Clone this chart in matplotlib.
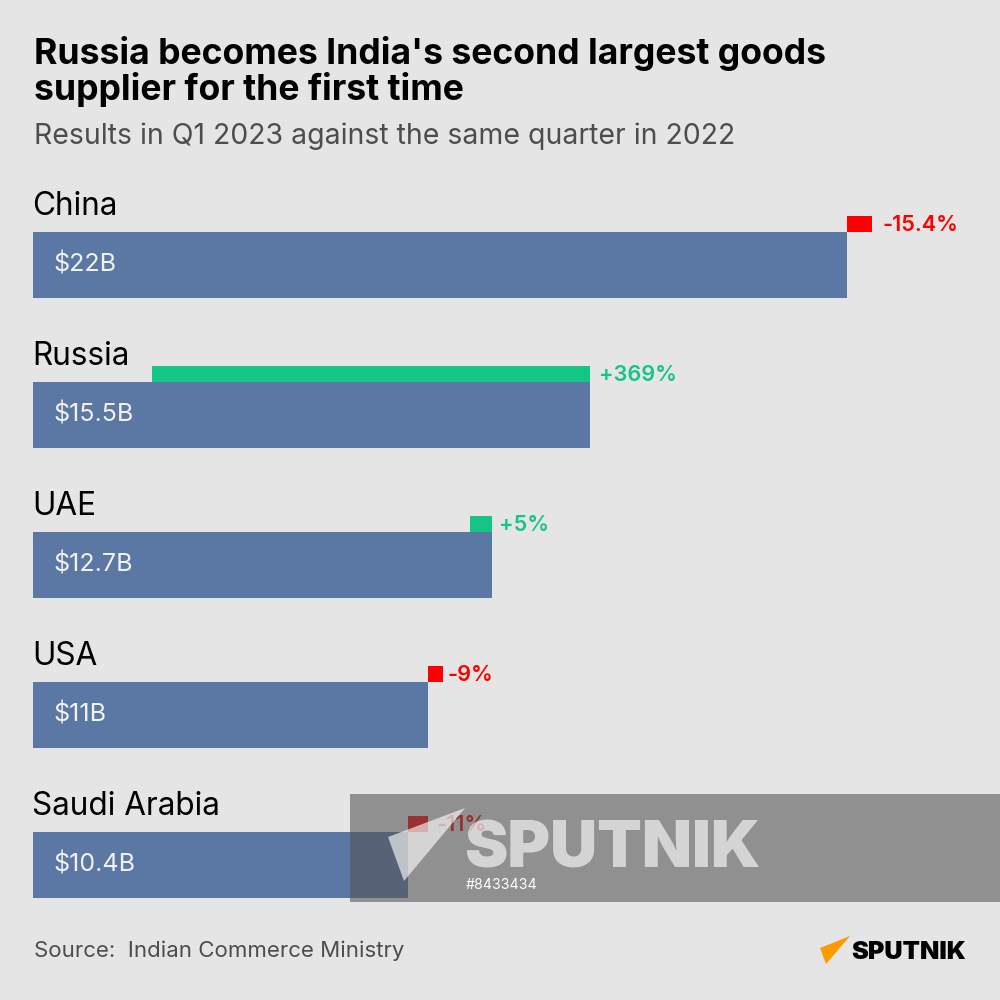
import matplotlib
matplotlib.use('Agg')
import matplotlib.pyplot as plt
from matplotlib.patches import Polygon, Rectangle

countries = ['China', 'Russia', 'UAE', 'USA', 'Saudi Arabia']
# bar lengths in $B as drawn (China's bar is drawn a bit longer than its label says)
values = [22.6, 15.47, 12.75, 10.97, 10.42]
value_labels = ['$22B', '$15.5B', '$12.7B', '$11B', '$10.4B']
# the small change bar on top, in the same units
change_left = [22.6, 3.3, 12.15, 10.97, 10.42]
change_len = [0.7, 12.17, 0.6, 0.42, 0.55]
change_labels = ['-15.4%', '+369%', '+5%', '-9%', '-11%']

BG = '#e5e5e5'
BLUE = '#5b78a4'
RED = '#ff0000'
GREEN = '#14c586'
FONT = 'Inter'

plt.rcParams['font.family'] = FONT

fig = plt.figure(figsize=(10, 10), dpi=100, facecolor=BG)
ax = fig.add_axes([0, 0, 1, 1])
ax.set_facecolor(BG)
# 36 px per $B starting at x=33, 150 px per row with first row centred at y=265
ax.set_xlim(-33 / 36, 967 / 36)
ax.set_ylim(735 / 150, -265 / 150)
ax.axis('off')

# overlay axes in pixel coords for the furniture
px = fig.add_axes([0, 0, 1, 1], facecolor='none')
px.set_xlim(0, 1000)
px.set_ylim(1000, 0)
px.axis('off')
px.set_zorder(2)

bar_h = 66 / 150
change_h = 16 / 150
label_gap = [0.3, 0.24, 0.2, 0.12, 0.25]

ax.barh(range(5), values, height=bar_h, color=BLUE)
for i in range(5):
    col = GREEN if change_labels[i].startswith('+') else RED
    ax.barh(i - bar_h / 2 - change_h / 2, change_len[i], left=change_left[i],
            height=change_h, color=col)
    ax.text(0.58, i, value_labels[i], color='#f2f2f2', fontsize=18, va='center', ha='left')
    ax.text(-0.02, i - 0.333, countries[i], color='#000000', fontsize=22.7, va='baseline', ha='left')
    ax.text(change_left[i] + change_len[i] + label_gap[i], i - bar_h / 2 - change_h / 2 + 0.008,
            change_labels[i], color=col, fontsize=15.6, fontweight='semibold',
            va='center', ha='left')

# title block
px.text(34, 64, "Russia becomes India's second largest goods", fontsize=25.6,
        fontweight='bold', color='#000000')
px.text(34, 100, 'supplier for the first time', fontsize=25.6, fontweight='bold', color='#000000')
px.text(34, 144, 'Results in Q1 2023 against the same quarter in 2022', fontsize=20.45,
        color='#4d4d4d')
px.text(34, 957, 'Source:  Indian Commerce Ministry', fontsize=16, color='#4d4d4d')

# logo bottom right
px.add_patch(Polygon([(850, 936), (820, 948), (826, 964)], color='#ff9900', lw=0))
px.text(851, 959, 'SPUTNIK', fontsize=18.2, fontweight='black', color='#000000')

# watermark band
px.add_patch(Rectangle((350, 794), 650, 108, facecolor='#535353', alpha=0.58, lw=0))
px.add_patch(Polygon([(465, 808), (388, 837), (404, 881)], facecolor='white', alpha=0.62, lw=0))
px.text(464, 868, 'SPUTNIK', fontsize=47, fontweight='black', color='white', alpha=0.62)
px.text(466, 889, '#8433434', fontsize=10.2, color='white')

fig.savefig('out.png', dpi=100, facecolor=BG)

◇ ◇ ◇ ◇ ◇ ◇ ◇

### Your instructions
Reproduce only the lines from the beginning of the data through the line that contains "label_gap = [0.3, 0.24, 0.2, 0.12, 0.25]", both included, and please drop the pictures.

### Written reply
Clone this chart in matplotlib.
import matplotlib
matplotlib.use('Agg')
import matplotlib.pyplot as plt
from matplotlib.patches import Polygon, Rectangle

countries = ['China', 'Russia', 'UAE', 'USA', 'Saudi Arabia']
# bar lengths in $B as drawn (China's bar is drawn a bit longer than its label says)
values = [22.6, 15.47, 12.75, 10.97, 10.42]
value_labels = ['$22B', '$15.5B', '$12.7B', '$11B', '$10.4B']
# the small change bar on top, in the same units
change_left = [22.6, 3.3, 12.15, 10.97, 10.42]
change_len = [0.7, 12.17, 0.6, 0.42, 0.55]
change_labels = ['-15.4%', '+369%', '+5%', '-9%', '-11%']

BG = '#e5e5e5'
BLUE = '#5b78a4'
RED = '#ff0000'
GREEN = '#14c586'
FONT = 'Inter'

plt.rcParams['font.family'] = FONT

fig = plt.figure(figsize=(10, 10), dpi=100, facecolor=BG)
ax = fig.add_axes([0, 0, 1, 1])
ax.set_facecolor(BG)
# 36 px per $B starting at x=33, 150 px per row with first row centred at y=265
ax.set_xlim(-33 / 36, 967 / 36)
ax.set_ylim(735 / 150, -265 / 150)
ax.axis('off')

# overlay axes in pixel coords for the furniture
px = fig.add_axes([0, 0, 1, 1], facecolor='none')
px.set_xlim(0, 1000)
px.set_ylim(1000, 0)
px.axis('off')
px.set_zorder(2)

bar_h = 66 / 150
change_h = 16 / 150
label_gap = [0.3, 0.24, 0.2, 0.12, 0.25]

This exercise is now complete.